Tout cela est façon aussi de définir le texte préparé (longuement) pour le lecteur, et destiné à lui ouvrir un espace de possibles, à avoir pour lui mission suscitante et incitante, selon l’aspiration formulée de longue date par Ponge.

Si le pré est décrit comme ce qui, par sa « merveilleuse simplicité me ressuscite » (ibid., 472), le passage qui raconte la transformation soudaine du découragement en résurrection opère un glissement remarquable de ce mot de résurrection à celui d’insurrection : on passe du vœu « que la résurrection des aiguilles du vert me ressuscite ! » à ce constat : « la conscience soudain de la constante insurrection de l’herbe nous ressuscite » (ibid., 472 et 473). La métaphore est ensuite filée, le pré devenant « une insurrection qui fait naître ses troupes. (…) L’herbe (les herbes), ce sont les enfants de troupe de l’insurrection, de la résurrection du vert » (ibid., 473). On se retrouve là dans l’un des réseaux sémantiques chers à Ponge pour exprimer la mission de la poésie telle qu’il l’entend : « il faut inciter les meilleurs à parler (…) ; il faut susciter l’homme, l’inciter à être ; (…) Suscitation ou surrection ? Résurrection. Insurrection » écrivait-il en 1944 (PR, I, 211-212). Le don fait au lecteur dans « Le Pré » est essentiellement invitation. Cette « surface amène » (ibid., 467) que le pré propose, c’est aussi celle de la page : « Oui : surface amène et invitante, non pas excitante : incitante » (ibid., 468)830. Lorsque Ponge écrit : « Le pré est l’émulation même » (ibid., 489), cela vaut comme idéal pour sa propre poésie.

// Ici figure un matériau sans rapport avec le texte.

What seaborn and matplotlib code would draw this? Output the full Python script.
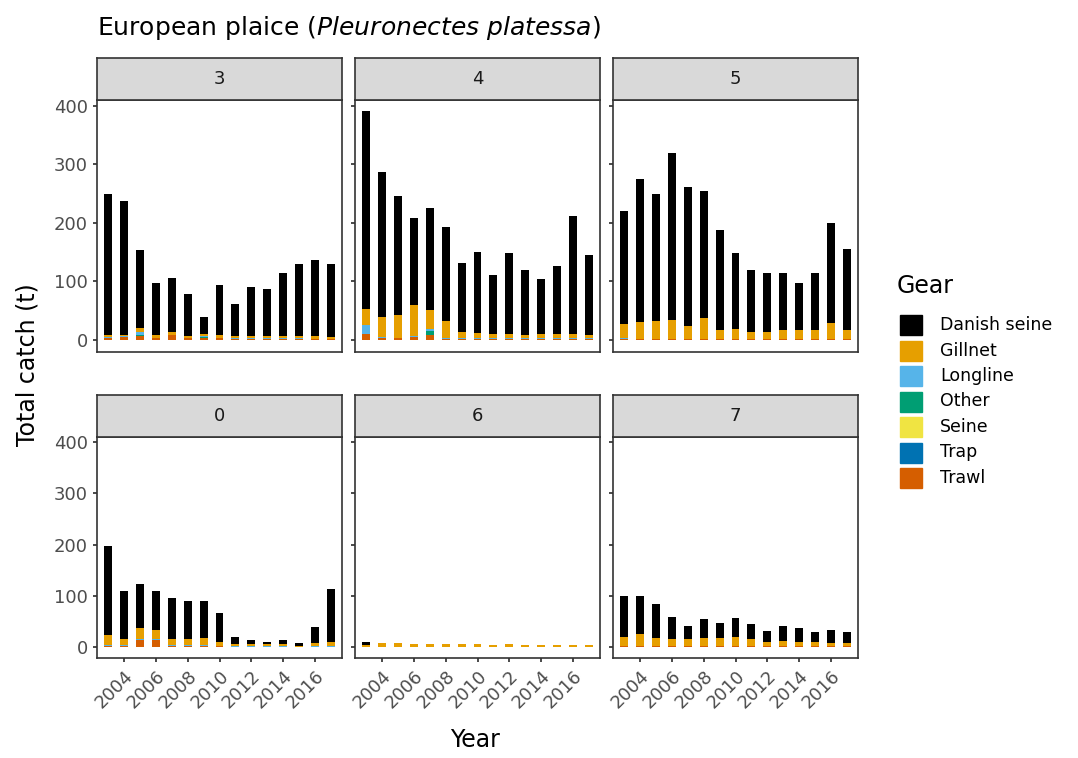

Le don de la table est encore plus nettement incitation au travail d’écriture. Après le legs d’un appui sur le sol du monde, voici celui d’un appui sur la surface « à écrire ».

Notes
829.

Cette orientation dans le sens du don non seulement sera gardée dans la version définitive, mais en fournira l’incipit.

830.

La table, de même que le pré, sera présentée comme surface invitante : « horizontale, elle invite (…) à suivre, à pratiquer son parcours, elle incite à tracer, jusqu’à son bout, des lignes, elle invite à l’écriture » (T, II, 937).